Titolo della tesi: Novel liquid biopsy tests for highly accurate diagnosis of NASH and liver fibrosis: a multicenter prospective cohort trial
Background: Approval of drugs for non-alcoholic steato-hepatitis (NASH) requires evidence of significant effects on histological endpoints, yet liver biopsy is an invasive procedure. Therefore, novel non-invasive biomarkers of NASH and/or liver fibrosis are needed.
Methods: Proteomics was performed with iTRAQ and nano-LC-MS/MS, and flow-cytometry assay used to measure PLIN2 and RAB14 in peripheral blood CD14+CD16− monocytes. Caucasian patients with clinical risk factors for NASH and/or fibrosis without secondary causes, underwent percutaneous liver biopsy; 50 healthy subjects underwent needle liver biopsy during elective laparoscopic cholecystectomy (Training-cohort: 100 subjects; Validation-cohort: 150 subjects).
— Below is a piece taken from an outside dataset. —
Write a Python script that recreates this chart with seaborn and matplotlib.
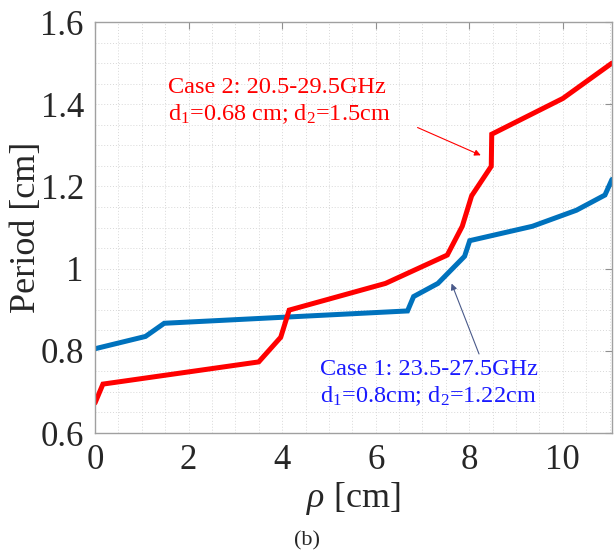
import matplotlib
matplotlib.use("Agg")
import matplotlib.pyplot as plt
import seaborn as sns
import pandas as pd
import numpy as np

# Case 1 (blue)
rho_case1 = [0.0, 1.08, 1.48, 6.68, 6.81, 7.33, 7.90, 8.01, 9.35, 10.29, 10.90, 11.05]
period_case1 = [0.805, 0.835, 0.867, 0.897, 0.932, 0.964, 1.030, 1.068, 1.103, 1.142, 1.179, 1.217]

# Case 2 (red)
rho_case2 = [0.0, 0.17, 3.50, 3.97, 4.15, 6.21, 7.53, 7.85, 8.05, 8.47, 8.48, 10.00, 11.05]
period_case2 = [0.673, 0.719, 0.773, 0.833, 0.899, 0.964, 1.033, 1.103, 1.177, 1.249, 1.327, 1.414, 1.500]

x_ticks = [0, 2, 4, 6, 8, 10]
y_ticks = [0.6, 0.8, 1.0, 1.2, 1.4, 1.6]
y_tick_labels = ["0.6", "0.8", "1", "1.2", "1.4", "1.6"]

label_case1 = "Case 1: 23.5-27.5GHz\nd$_1$=0.8cm; d$_2$=1.22cm"
label_case2 = "Case 2: 20.5-29.5GHz\nd$_1$=0.68 cm; d$_2$=1.5cm"

sns.set_style("white")
plt.rcParams["font.family"] = ["Liberation Serif", "DejaVu Serif"]
plt.rcParams["mathtext.fontset"] = "custom"
plt.rcParams["mathtext.rm"] = "Liberation Serif"
plt.rcParams["mathtext.it"] = "Liberation Serif:italic"

df1 = pd.DataFrame({"rho": rho_case1, "period": period_case1})
df2 = pd.DataFrame({"rho": rho_case2, "period": period_case2})

fig = plt.figure(figsize=(6.14, 5.57), dpi=100)
ax = fig.add_axes([0.1547, 0.2226, 0.8420, 0.7379])

blue = "#0072BD"
red = "#FF0000"
sns.lineplot(data=df1, x="rho", y="period", ax=ax, color=blue, linewidth=3.6,
             sort=False, estimator=None, solid_joinstyle="miter")
sns.lineplot(data=df2, x="rho", y="period", ax=ax, color=red, linewidth=3.6,
             sort=False, estimator=None, solid_joinstyle="miter")

ax.set_xlim(0, 11.05)
ax.set_ylim(0.6, 1.6)
ax.set_xticks(x_ticks)
ax.set_yticks(y_ticks)
ax.set_yticklabels(y_tick_labels)
ax.set_xticks(np.arange(0, 11.05, 0.5), minor=True)
ax.set_yticks(np.arange(0.6, 1.6001, 0.05), minor=True)
ax.grid(which="both", color="#d8d8d8", linestyle=(0, (1, 2)), linewidth=0.7)
ax.set_axisbelow(True)

ax.tick_params(which="major", direction="in", length=5, width=0.8, color="#909090",
               top=True, right=True, labelsize=25, pad=8, labelcolor="#262626")
ax.tick_params(which="minor", length=0, top=True, right=True)
for sp in ax.spines.values():
    sp.set_color("#a0a0a0")
    sp.set_linewidth(1.0)

ax.set_xlabel(r"$\it{\rho}$ [cm]", fontsize=26, color="#262626", labelpad=2)
ax.set_ylabel("Period [cm]", fontsize=26, color="#262626", labelpad=-2)

ax.text(1.57, 1.348, label_case2, color=red, fontsize=17.5, ha="left", va="bottom",
        linespacing=1.2)
ax.annotate("", xy=(8.30, 1.273), xytext=(6.84, 1.346),
            arrowprops=dict(arrowstyle="-|>", color=red, lw=0.8, mutation_scale=9))

ax.text(4.8, 0.662, label_case1, color="#1a1aff", fontsize=17.5, ha="left", va="bottom",
        linespacing=1.2)
ax.annotate("", xy=(7.60, 0.970), xytext=(8.23, 0.786),
            arrowprops=dict(arrowstyle="-|>", color="#4a5a8a", lw=0.8, mutation_scale=9))

fig.text(0.5, 0.012, "(b)", ha="center", va="bottom", fontsize=16, color="#262626")

fig.savefig("out.png", dpi=100)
Results: Monocyte PLIN2 and RAB14 were highly and scarcely expressed in NASH and liver fibrosis, respectively. Biomarker performance was compared with histology.
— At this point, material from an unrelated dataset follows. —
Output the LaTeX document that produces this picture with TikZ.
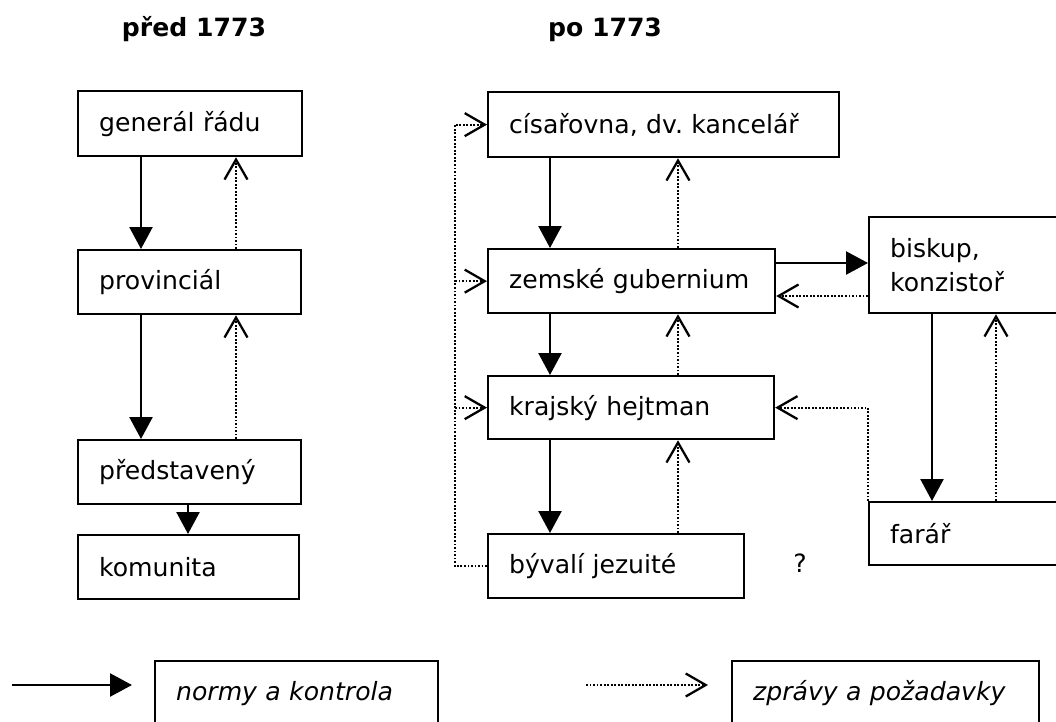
\documentclass[tikz,border=0pt]{standalone}
\usepackage{fontspec}
\setmainfont{DejaVu Sans}
\usetikzlibrary{arrows.meta}
\newcommand{\pix}{0.02cm}

\begin{document}
\begin{tikzpicture}[x=\pix, y=-\pix, font=\fontsize{14.3pt}{18.8pt}\selectfont,
    box/.style={draw, rectangle, anchor=north west, align=left, inner xsep=0.42cm, inner ysep=0pt, line width=1.3pt},
    ctrl/.style={line width=1.4pt, -{Triangle[length=0.44cm, width=0.46cm]}},
    info/.style={line width=1.2pt, dash pattern=on 1.1pt off 0.9pt, -{Straight Barb[length=0.4cm, width=0.46cm, line width=1.3pt]}}]
    \useasboundingbox (0,0) rectangle (1056,721);

    % Titles
    \node[anchor=base, font=\fontsize{14.3pt}{18.8pt}\selectfont\bfseries] (t-pred) at (194,36) {před 1773};
    \node[anchor=base, font=\fontsize{14.3pt}{18.8pt}\selectfont\bfseries] (t-po) at (605,36) {po 1773};

    % Before 1773
    \node[box, text width=3.64cm, minimum height=1.3cm] (gen) at (77,90) {generál řádu};
    \node[box, text width=3.62cm, minimum height=1.28cm] (prov) at (77,249) {provinciál};
    \node[box, text width=3.62cm, minimum height=1.28cm] (pred) at (77,439) {představený};
    \node[box, text width=3.58cm, minimum height=1.28cm] (kom) at (77,534) {komunita};

    % After 1773
    \node[box, text width=6.18cm, minimum height=1.3cm] (cis) at (487,91) {císařovna, dv.\ kancelář};
    \node[box, text width=4.9cm, minimum height=1.28cm] (zem) at (487,248) {zemské gubernium};
    \node[box, text width=4.88cm, minimum height=1.26cm] (kraj) at (487,375) {krajský hejtman};
    \node[box, text width=4.28cm, minimum height=1.28cm] (byv) at (487,533) {bývalí jezuité};
    \node[box, text width=3.6cm, minimum height=1.92cm] (bisk) at (868,216) {biskup,\\konzistoř};
    \node[box, text width=3.6cm, minimum height=1.26cm] (far) at (868,501) {farář};
    \node[anchor=base] (q) at (800,572) {?};

    % Legend
    \node[box, text width=4.82cm, minimum height=1.28cm, font=\fontsize{14.3pt}{18.8pt}\selectfont\itshape] (leg-ctrl) at (154,660) {normy a kontrola};
    \node[box, text width=5.3cm, minimum height=1.28cm, font=\fontsize{14.3pt}{18.8pt}\selectfont\itshape] (leg-info) at (731,660) {zprávy a požadavky};

    % Columns and rows of the connectors
    \coordinate (x-l1) at (141,0);
    \coordinate (x-l2) at (236,0);
    \coordinate (x-l3) at (188,0);
    \coordinate (x-r1) at (550,0);
    \coordinate (x-r2) at (678,0);
    \coordinate (x-b1) at (932,0);
    \coordinate (x-b2) at (996,0);
    \coordinate (x-loop) at (455,0);
    \coordinate (y-h1) at (0,263);
    \coordinate (y-h2) at (0,296);

    \draw[ctrl] (gen.south -| x-l1) -- (prov.north -| x-l1);
    \draw[info] (prov.north -| x-l2) -- (gen.south -| x-l2);
    \draw[ctrl] (prov.south -| x-l1) -- (pred.north -| x-l1);
    \draw[info] (pred.north -| x-l2) -- (prov.south -| x-l2);
    \draw[ctrl] (pred.south -| x-l3) -- (kom.north -| x-l3);

    \draw[ctrl] (cis.south -| x-r1) -- (zem.north -| x-r1);
    \draw[info] (zem.north -| x-r2) -- (cis.south -| x-r2);
    \draw[ctrl] (zem.south -| x-r1) -- (kraj.north -| x-r1);
    \draw[info] (kraj.north -| x-r2) -- (zem.south -| x-r2);
    \draw[ctrl] (kraj.south -| x-r1) -- (byv.north -| x-r1);
    \draw[info] (byv.north -| x-r2) -- (kraj.south -| x-r2);

    \draw[ctrl] (zem.east |- y-h1) -- (bisk.west |- y-h1);
    \draw[info] (bisk.west |- y-h2) -- (zem.east |- y-h2);
    \draw[ctrl] (bisk.south -| x-b1) -- (far.north -| x-b1);
    \draw[info] (far.north -| x-b2) -- (bisk.south -| x-b2);
    \draw[info] (far.north west) |- (kraj.east);

    \draw[info] (byv.west) -| (cis.west -| x-loop) -- (cis.west);
    \draw[info] (zem.west -| x-loop) -- (zem.west);
    \draw[info] (kraj.west -| x-loop) -- (kraj.west);

    % Legend arrows
    \coordinate (lc-a) at (12,685);
    \coordinate (lc-b) at (132,685);
    \coordinate (li-a) at (586,685);
    \coordinate (li-b) at (708,685);
    \draw[ctrl] (lc-a) -- (lc-b);
    \draw[info] (li-a) -- (li-b);

\end{tikzpicture}
\end{document}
Algorithm for NASH used PLIN2 mean-florescence-intensity (MFI) which, combined with triglyceride, ALT plasma levels and presence/absence of diabetes as covariates, showed an AUROC of 96% (CI: 93-100%) in the training and 98% (CI: 96-100%) in the validation cohort, with Accuracy: 91%, Sensitivity: 98%, Specificity: 85% in training and 96%, 94%, and 98% in validation cohort.
Prediction of fibrosis (RAB14-MFI) used BMI, HDL-cholesterol, plasma glucose, and ALT levels as covariates, and yielded an AUROC of 95% (CI: 88-100%), with Accuracy: 95%, Sensitivity: 98% and Specificity: 87% in training and 97% (CI: 90-100%), 91%, 90%, and 93% in validation cohort.
Novel biomarkers performed substantially better compared to the most widely used biomarkers (FIB4, NAFLD Fibrosis-Score, and AST-to-Platelet-ratio).
Conclusions: Novel liquid biopsy test is highly accurate in diagnosing NASH and/or liver fibrosis, and is markedly more reliable than the most commonly used biomarkers, and on par with gold standard liver biopsy-based histology.